With its steady growth, West Coast Performance, which does business as The Hot Rod Company, has bought a $3 million, 17,000-square-foot manufacturing facility located at 12205 E. Empire, in Spokane Valley.
Hot Rod currently is assembling engines within a 9,600-square-foot building on the Roby’s 11-acre residential property in Spokane Valley. JR says he’s excited to move to a commercial area that will offer a showroom and a full-service machine shop.
“Now that we’re going to have a commercial location, we want to open that up to people and offer a top-notch service so that they can get the work they need done,” says JR of the new headquarters.
Katie says the new location also has two additional buildings totaling about 4,500 square feet, one of which will be used for executive offices.
“We’ve got a really great building, and I’m excited to see what our team is going to do in the new space,” she says.
Cate Moye, a broker with Spokane Valley-based Windemere Valley/Liberty Lake, was the purchasing agent in the transaction, and Joel Crosby, of Coldwell Banker Tomlinson Spokane, was the selling agent of the former T-2 Services Inc. facility, which provided welding services for nearly 30 years.
The Robys say the company will move into the new space next year after a renovation and deep clean. The couple hope to have a grand opening in the spring, which is typically the start of the car show season that lasts through the summer months. For instance, Hot Rod’s new headquarters are roughly two blocks from Stormin Norman’s Shipfaced Saloon, a popular destination for car show enthusiasts, he says. Participants in car shows starting in Coeur d’Alene often will stop at the restaurant for a meal before going on to the next location, he adds.

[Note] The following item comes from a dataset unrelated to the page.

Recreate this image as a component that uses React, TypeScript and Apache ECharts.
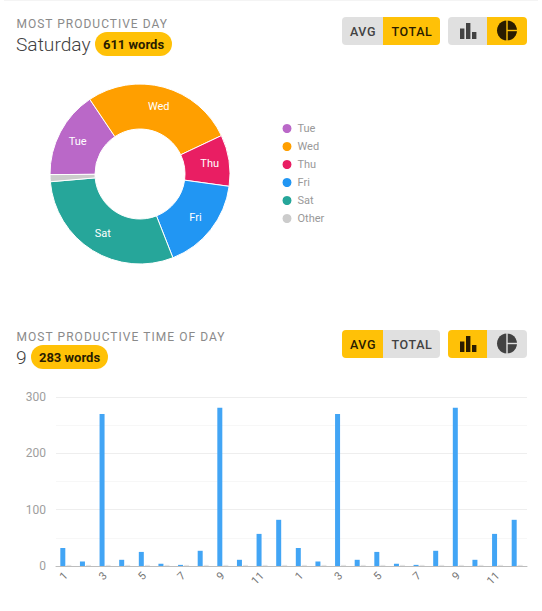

“I want to be able to have several car shows there and support their business, as well as them supporting us,” he says.
The Hot Rod Company was established in 2006 by the Robys as the couple was budgeting for their wedding. Not wanting to go into debt, JR listed an engine from one of his race cars on Craigslist for $5,000, and it sold within a day, they say.

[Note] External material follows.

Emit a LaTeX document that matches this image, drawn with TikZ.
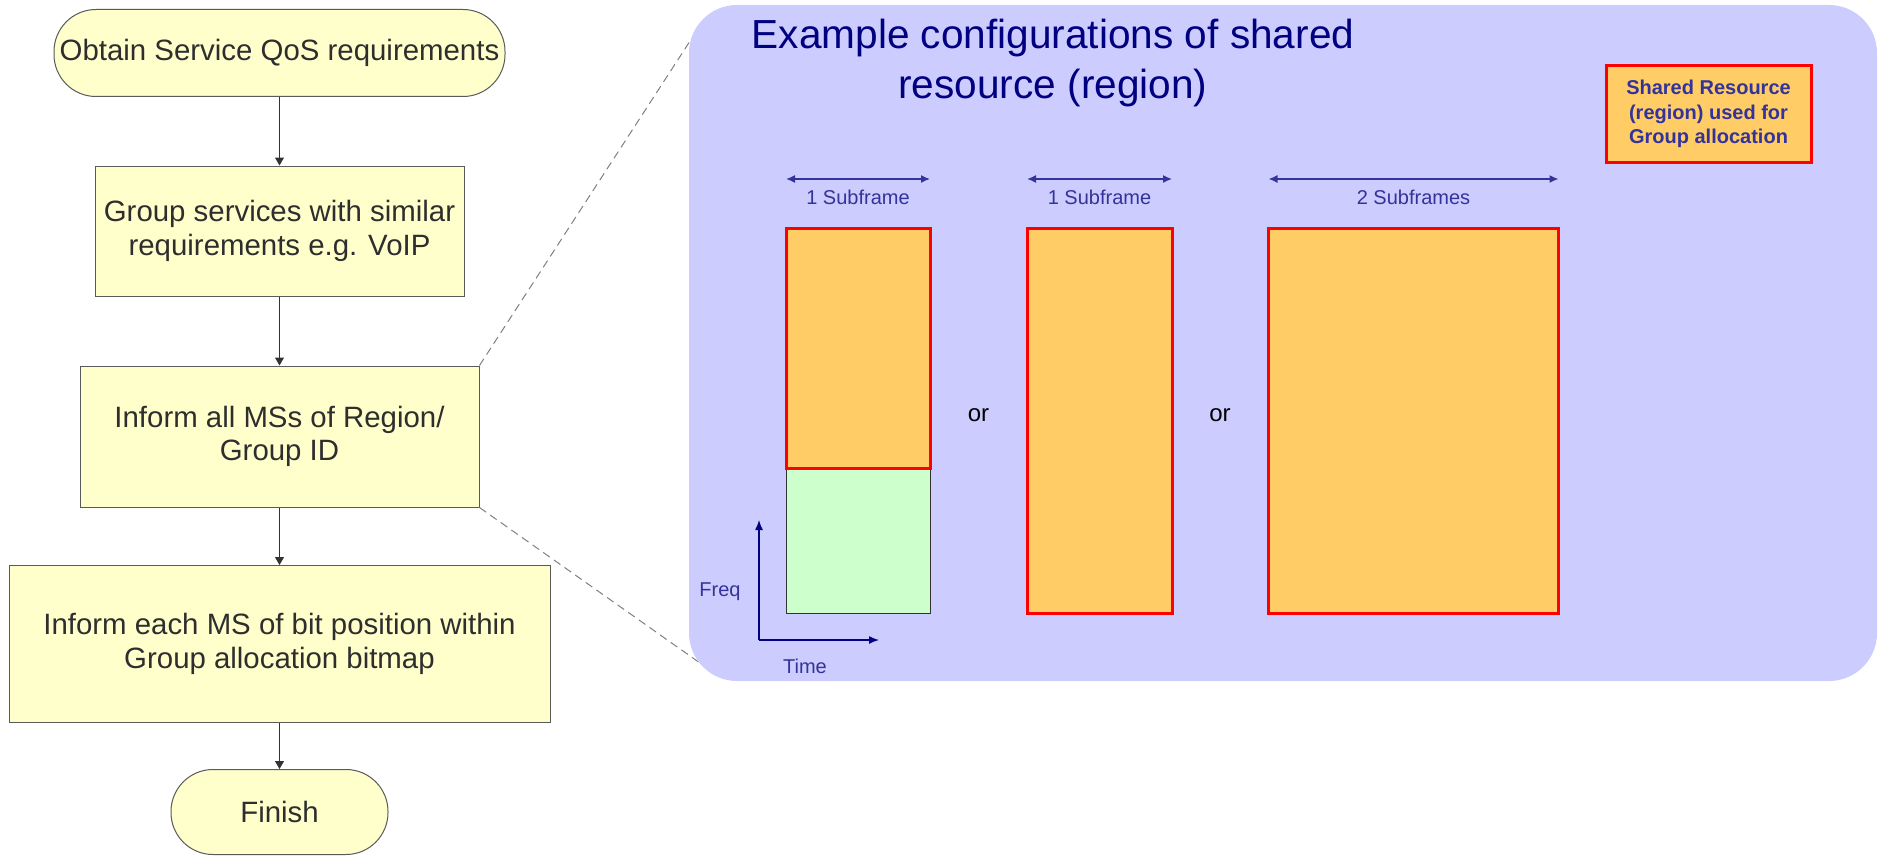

“And the phone kept ringing and ringing,” says JR. “I told my wife, if the phone keeps ringing, I’m going to tell them it’s for sale and build another one. It wasn’t even an hour later, and another call came in and I said, yeah, it’s for sale.”
For the next several days, people kept calling, wanting to buy the engine from the original post, he says.

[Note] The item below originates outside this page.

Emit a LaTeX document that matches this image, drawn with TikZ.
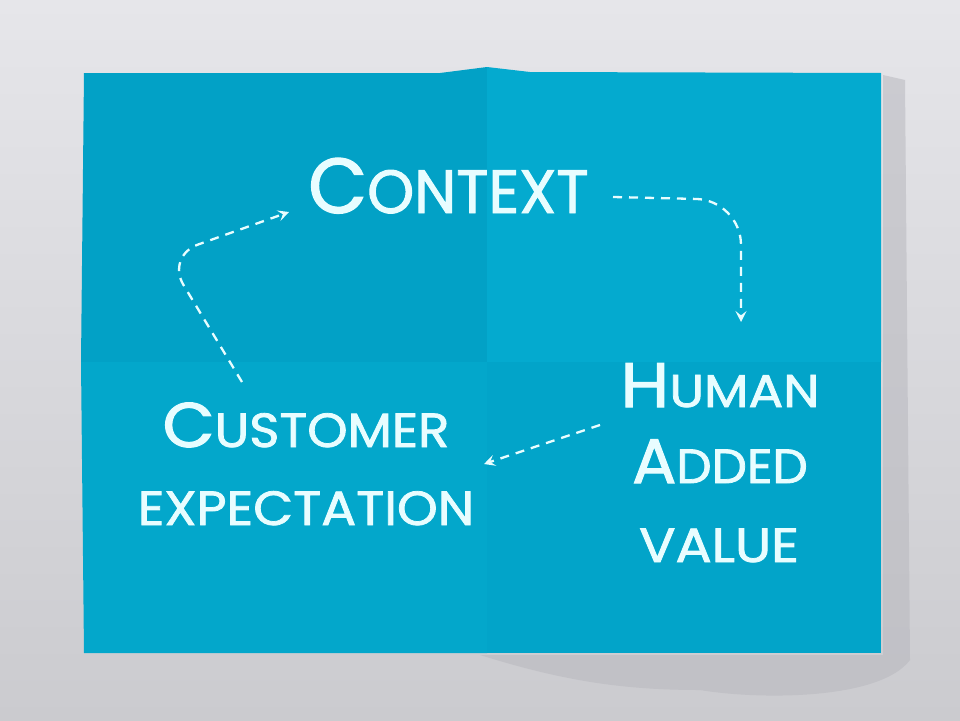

Today, the company has 18 employees and three independent contractors that include engine assemblers, a sales manager, computer numerical control machine operators, a cylinder head machinist, a shipping coordinator, and a shipping manager, says Katie.
The company plans to add 10 workers when it moves into the new facility, the Robys say.
Hot Rod assembles between 200 and 250 engines a month, with the cost of each engine ranging from $5,000 to $35,000, says JR. The company has shipped its custom-built, roughly 600-pound engines around the world, including to Australia, Saudi Arabia, Germany, Denmark, Argentina, and Canada. Some of Hot Rod’s customers include NFL teams and players and Hollywood movie studios and actors, including Mark Wahlberg, say the Robys.
An engine takes about two days to build, says JR. Each engine is built by only one person and when it’s finished, that person will sign their name on the engine block, he says. The company makes between $500 and $700 from each engine, a price point that he says most likely has helped the business grow. Most other hot rod companies charge $3,000 to $4,000 more per engine, and they are built in an assembly line, he says.
“We have less than 1% warranty issues,” says JR, a figure he attributes in part to the company’s strategy of one person being responsible for one engine at a time.
Of the engines that have been returned, he says its usually for minor issues or customer related failures, in which customers typically on a budget don’t want to spend the additional $500 for the company to put the engine on a stand, test it, and run it for four hours.
“When you first start an engine, you have to rev it at 2,500 rpm and hold it there. Some customers say it sounds good and don’t want to listen for four hours, but it only takes a couple of minutes of idling for it to fail,” he says.
Performance vehicles and drag racing are JR’s passion-turned-profession. Growing up in Salem, Oregon, his dad would drop him off at school “sideways and burning tires,” says JR.
After school, his chores included breaking down and building engines and transmissions with his dad. At 16, he began drag racing legally and entering competitions. He became a personal trainer for 24 Hour Fitness, which sponsored him as a driver and gave him a drag racing car and $30,000 a year to compete, he says.
“I basically drag raced all over the country,” he says. “That was the lifestyle I grew up on.”
In 2002, JR moved to Spokane to help open a new 24-Hour Fitness gym and continued to work as a personal trainer while he and Katie built their company, he says.
JR says performance vehicles were popular in the 1960s and 1970s, but because of gas prices and other factors, companies started moving away from those types of vehicles. In the last five years or so, however, performance cars made in the U.S. have started to return, he says.
“The Ford Mustang, the Dodge Hellcat, the Z1 Camaro, those are American cars,” says JR. “They are contending with the European cars that are 1,500 horsepower just because (car companies) have got back into what they were originally doing, and that’s performance cars.”
JR says that about 10 years ago, Spokane had more machine shops for building engine motors than most other locations. Some of those shops, however, have closed.
“A lot of businesses that had a storefront where you could walk in and get work done are out of business now,” says Katie. “There is still a need in the community and we’re ready to step in and fill that role.”